Two-thirds of Kenyans support the long-held education tradition of ranking of primary and secondary schools, according to a survey done by Ipsos.
“The survey results reveal that few Kenyans support the recent abolition of ranking of both primary and secondary schools with more than two-thirds doing so (71 percent and 70 percent respectively),” states the Ipsos survey.
Interestingly, parents with a child/children in private schools were the least supportive of ranking with 35 percent preferring a non-ranking system.
“This may be because any parent(s) who prepared to pay for such private education have already assessed the chosen school’s performance-level, and is able to monitor the child (and school’s) performance with more attention than (most) parents of children in public schools,” Ipsos says.
There has been public debate after the Cabinet Secretary for Education eliminated ranking of schools based on national examinations for both primary and secondary schools.

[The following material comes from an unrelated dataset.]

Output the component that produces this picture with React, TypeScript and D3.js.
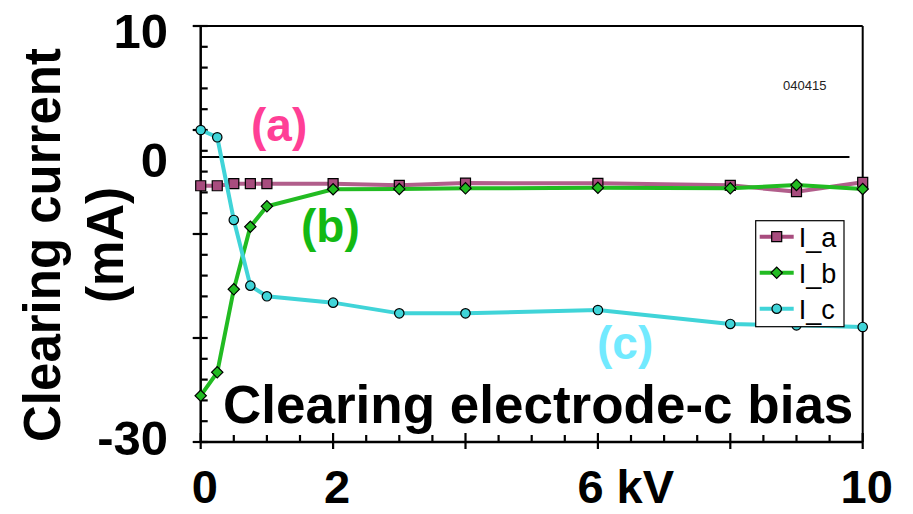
import React, { useRef, useEffect } from "react";
import * as d3 from "d3";

// electrode-c bias (kV)
const biasKV = [0, 0.25, 0.5, 0.75, 1, 2, 3, 4, 6, 8, 9, 10];
// clearing currents (mA)
const currentA = [-5.36, -5.36, -5.16, -5.16, -5.16, -5.16, -5.32, -5.1, -5.13, -5.32, -5.93, -5.03];
const currentB = [-25.55, -23.3, -15.32, -9.3, -7.34, -5.7, -5.67, -5.61, -5.55, -5.61, -5.29, -5.67];
const currentC = [0, -0.7, -8.65, -14.97, -15.99, -16.6, -17.63, -17.63, -17.31, -18.65, -18.78, -18.94];

const seriesNames = ["I_a", "I_b", "I_c"];
const seriesColors = ["#a84c7e", "#22bb22", "#40d4d8"];

const yTickValues = [10, 0, -30];
const xTickValues = [0, 2, 6, 10];
const xTickLabels = ["0", "2", "6 kV", "10"];
const zeroLineLevel = -2.6; // where the "0" reference line sits on this axis

const FONT = "'Liberation Sans', Arial, Helvetica, sans-serif";

const App = () => {
  const svgRef = useRef<SVGSVGElement>(null);

  useEffect(() => {
    const width = 913;
    const height = 514;
    const svg = d3.select(svgRef.current);
    svg.selectAll("*").remove();
    svg.attr("width", width).attr("height", height);

    const x = d3.scaleLinear().domain([0, 10]).range([200.7, 862.7]);
    const y = d3.scaleLinear().domain([-30, 10]).range([442, 26]);

    const g = svg.append("g");

    // frame
    const frame = g.append("g").attr("stroke", "#000").attr("stroke-width", 2.5);
    frame.append("line").attr("x1", x(0)).attr("x2", x(0)).attr("y1", y(10)).attr("y2", y(-30));
    frame.append("line").attr("x1", x(0)).attr("x2", x(10)).attr("y1", y(-30)).attr("y2", y(-30));
    frame.append("line").attr("x1", x(0)).attr("x2", x(10)).attr("y1", y(10)).attr("y2", y(10)).attr("stroke-width", 2);
    frame.append("line").attr("x1", x(10)).attr("x2", x(10)).attr("y1", y(10)).attr("y2", y(-30)).attr("stroke-width", 2);

    // y ticks (every 2, long every 10)
    d3.range(-30, 10.01, 2).forEach((v) => {
      const major = Math.abs(v % 10) < 1e-6;
      frame
        .append("line")
        .attr("x1", major ? x(0) - 8 : x(0))
        .attr("x2", x(0) + 7)
        .attr("y1", y(v))
        .attr("y2", y(v))
        .attr("stroke-width", 2.2);
    });
    // x ticks (every 0.5, long every 2)
    d3.range(0, 10.01, 0.5).forEach((v) => {
      const major = Math.abs(v % 2) < 1e-6;
      frame
        .append("line")
        .attr("x1", x(v))
        .attr("x2", x(v))
        .attr("y1", major ? y(-30) - 9 : y(-30) - 7)
        .attr("y2", major ? y(-30) + 7 : y(-30))
        .attr("stroke-width", 2.2);
    });

    // zero reference line
    g.append("line")
      .attr("x1", x(0))
      .attr("x2", x(9.8))
      .attr("y1", y(zeroLineLevel))
      .attr("y2", y(zeroLineLevel))
      .attr("stroke", "#000")
      .attr("stroke-width", 2);

    // y tick labels
    yTickValues.forEach((v) => {
      const pos = v === 0 ? y(zeroLineLevel) : y(v);
      g.append("text")
        .attr("x", 168)
        .attr("y", pos + (v === 10 ? 22 : v === 0 ? 20 : 13))
        .attr("text-anchor", "end")
        .attr("font-family", FONT)
        .attr("font-weight", "bold")
        .attr("font-size", 49)
        .text(v);
    });

    // x tick labels
    xTickValues.forEach((v, i) => {
      const isUnit = xTickLabels[i].includes("kV");
      g.append("text")
        .attr("x", isUnit ? x(v) - 20.5 : x(v) + 4)
        .attr("y", 503)
        .attr("text-anchor", isUnit ? "start" : "middle")
        .attr("font-family", FONT)
        .attr("font-weight", "bold")
        .attr("font-size", 47)
        .text(xTickLabels[i]);
    });

    // y axis title
    const yTitle = g
      .append("text")
      .attr("transform", "translate(0,245) rotate(-90)")
      .attr("text-anchor", "middle")
      .attr("font-family", FONT)
      .attr("font-weight", "bold")
      .attr("font-size", 51);
    yTitle.append("tspan").attr("x", 0).attr("y", 60).text("Clearing current");
    yTitle.append("tspan").attr("x", 0).attr("y", 123).text("(mA)");

    // series
    const seriesData = [currentA, currentB, currentC];
    const line = d3
      .line<[number, number]>()
      .x((d) => x(d[0]))
      .y((d) => y(d[1]));
    const symbols = [
      d3.symbol().type(d3.symbolSquare).size(100),
      d3.symbol().type(d3.symbolSquare).size(64),
      d3.symbol().type(d3.symbolCircle).size(70),
    ];

    seriesData.forEach((vals, si) => {
      const pts = biasKV.map((b, i) => [b, vals[i]] as [number, number]);
      g.append("path")
        .attr("d", line(pts))
        .attr("fill", "none")
        .attr("stroke", seriesColors[si])
        .attr("stroke-width", 4)
        .attr("stroke-opacity", si === 0 ? 0.9 : 1);
      g.selectAll(null)
        .data(pts)
        .enter()
        .append("path")
        .attr("d", symbols[si]())
        .attr("transform", (d) => `translate(${x(d[0])},${y(d[1])})${si === 1 ? " rotate(45)" : ""}`)
        .attr("fill", seriesColors[si])
        .attr("stroke", "#000")
        .attr("stroke-width", 1.2);
    });

    // annotations
    const note = (t: string, px: number, py: number, color: string) =>
      g.append("text")
        .attr("x", px)
        .attr("y", py)
        .attr("font-family", FONT)
        .attr("font-weight", "bold")
        .attr("font-size", 46)
        .attr("fill", color)
        .text(t);
    note("(a)", 251, 141, "#ff3f96");
    note("(b)", 301, 242, "#13b913");
    note("(c)", 597, 359, "#72eaff");

    g.append("text")
      .attr("x", 223)
      .attr("y", 423)
      .attr("font-family", FONT)
      .attr("font-weight", "bold")
      .attr("font-size", 53)
      .text("Clearing electrode-c bias");

    g.append("text")
      .attr("x", 783)
      .attr("y", 90)
      .attr("font-family", FONT)
      .attr("font-size", 13)
      .attr("fill", "#222")
      .text("040415");

    // legend
    const legend = g.append("g").attr("transform", "translate(755.7,220.7)");
    legend
      .append("rect")
      .attr("width", 88.3)
      .attr("height", 106)
      .attr("fill", "#fff")
      .attr("stroke", "#000")
      .attr("stroke-width", 1.2);
    seriesNames.forEach((name, si) => {
      const ly = 16 + si * 36;
      legend
        .append("line")
        .attr("x1", 4)
        .attr("x2", 38)
        .attr("y1", ly)
        .attr("y2", ly)
        .attr("stroke", seriesColors[si])
        .attr("stroke-width", 4);
      legend
        .append("path")
        .attr("d", symbols[si]())
        .attr("transform", `translate(21,${ly})${si === 1 ? " rotate(45)" : ""}`)
        .attr("fill", seriesColors[si])
        .attr("stroke", "#000")
        .attr("stroke-width", 1.2);
      legend
        .append("text")
        .attr("x", 43)
        .attr("y", ly + 10)
        .attr("font-family", FONT)
        .attr("font-size", 27)
        .text(name);
    });
  }, []);

  return (
    <div style={{ position: "absolute", left: 0, top: 0, width: 913, height: 514, background: "#fff" }}>
      <svg ref={svgRef}></svg>
    </div>
  );
};

export default App;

The Ipsos survey also revealed most Kenyans prefer laptop lab in each school as opposed to laptops for each class 1 pupil as promised by the Jubilee administration in the 2013 elections.
A third of respondents said insufficient funds was the main reason the Jubilee Government has been unable to implement the primary school laptop project but over 50 percent are skeptical the laptop promise will be fulfilled before the next election.
The target population for this survey was Kenyans aged 18 years and above, of whom 1,964 were interviewed between 28th March and 7th April 2015.